We are still dealing with a legacy of a crash that left many homeowners in towns and villages high and dry almost a decade ago. I am sure the Minister of State and many others have been dealing with that legacy and trying to support homeowners who are in estates that are serviced by private wastewater treatment facilities. It is the policy of Galway County Council, and that of many other local authorities, not to take these private wastewater treatment facilities in charge, many of which are now malfunctioning a decade later. Homeowners in these estates, some of which are quite large in towns and villages across County Galway, are left carrying the can. We need to look at mechanisms, some of which were introduced five to six years ago, as to how these issues could be addressed. They are not working. Many homeowners across Ireland are left carrying the can of this legacy at a huge cost. Some of the treatment facilities are simply not working and the Minister of State knows the outcome of that, which I do not have to explain to him. We need to concentrate on supporting homeowners to address these legacy issues in whatever way we can. Irish Water has a significant role to play in that regard, as do our local authorities.

Another issue, which is welcome in one sense, is the demographic challenge of a growing population. Our population has reached 5 million and is predicted to reach many more millions in the decades to come. Our national planning policy is beginning to dictate, from which there are many positives arising, that the majority of our new housing developments should be built in our towns and villages within our settlement centres. The majority of these settlement centres are not set up to accommodate that kind of development. Craughwell is one village in my locality. Its population has doubled in the past decade and the same is expected to happen in the next decade. It is an incredibly attractive place to live and has many fine sports and educational facilities. It is a village close to Galway city. Again, it does not have a wastewater facility. When I inquired with Irish Water several months ago as to what its plans were for the development of a wastewater facility in Craughwell, a burgeoning town, I was told it neither had the remit nor the funds to do so. Craughwell is a perfect example of what needs to be done in the future. Irish Water needs to become far more proactive in providing wastewater treatment facilities to facilitate our towns and villages in the future.
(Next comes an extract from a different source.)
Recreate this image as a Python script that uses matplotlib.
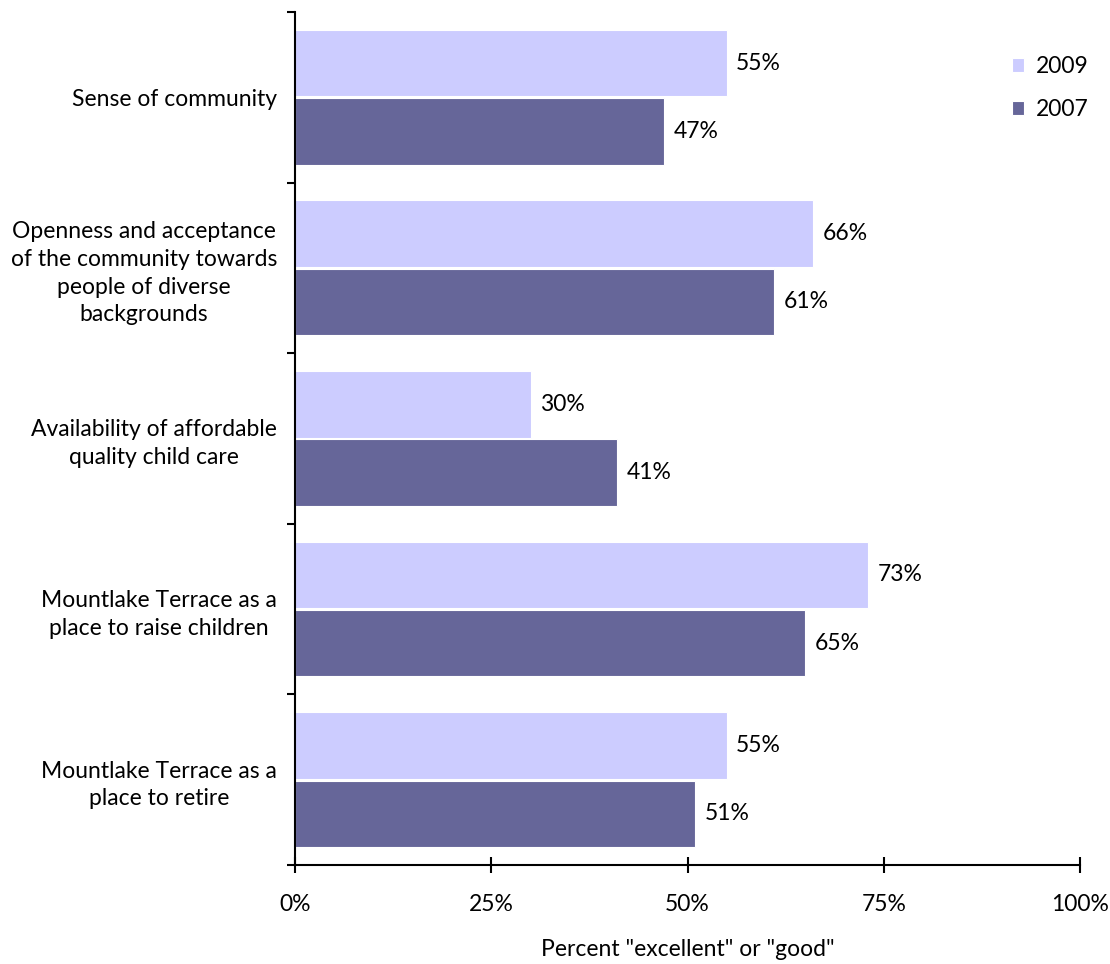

As legislators we have the opportunity to ensure our policies and laws are fit for purpose. If this debate is anything to go by, we have a lot of work to do to protect our water. The most recent EPA report on water quality was published last month and it is not good news. Only about half of our rivers, lakes, estuaries and coastal waters are in a satisfactory condition and the overall ecological health of our waters have declined in recent years. The analysis finds the main pressures on water quality agriculture, physical changes such as land drainage and dredging, forestry activities and discharges from urban wastewater. The only good news is that although the number of water bodies impacted by urban wastewater remains high, it is reducing and the trend is going in the right direction.
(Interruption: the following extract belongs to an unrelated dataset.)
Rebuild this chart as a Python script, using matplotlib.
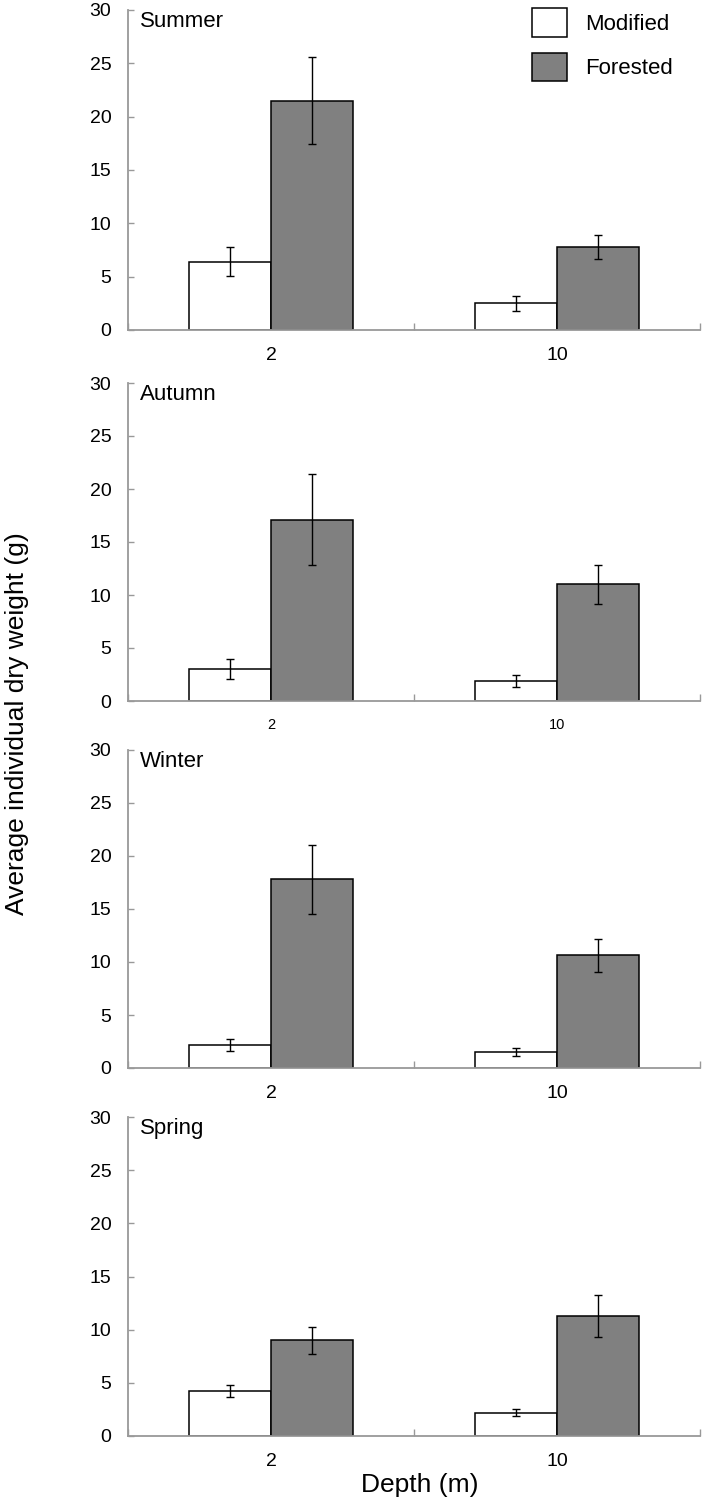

The number of water bodies impacted by agriculture has, however, increased in recent years and the train is going firmly in the wrong direction. While we have regulations to control water pollution from agriculture, they need to be implemented. I have concerns that these are not being enforced. I fear our water quality will continue to decline in the areas where we have intensive farming with high levels of nitrogen input.

Many of the physical alterations to our watercourses are perpetuated by legislation that dates back to the 1940s. The Arterial Drainage Act 1945 requires the Office of Public Works to maintain water catchments covering about 20% of our country. This amounts to drainage, dredging, bank clearance and the clearing of silt and vegetation in more than 11,000 sq km of rivers and streams with no regard for anything natural living nearby. The effect is to get water to flow more quickly out of the countryside. Ultimately, we are draining our land and rendering it incapable of holding water in times of flood and guaranteeing that the land continues to act as a carbon source rather than a much-needed carbon store. The Arterial Drainage Act should be reviewed. It has been discussed by the Joint Committee on Environment and Climate Action, which I chair, a number of times and we will publish an important report next week that will address this and other issues.

I must mention the project due to bring 350 million litres of water a day from the River Shannon catchment to Dublin. The project highlights the many failures in how water is managed in this country and we need to drop it and start to think about clever solutions for where the urban growth for Dublin should go. We can and should look at concentrating growth in our urban centres and places such as Limerick, Galway, Cork and Waterford where pressures are not as acute.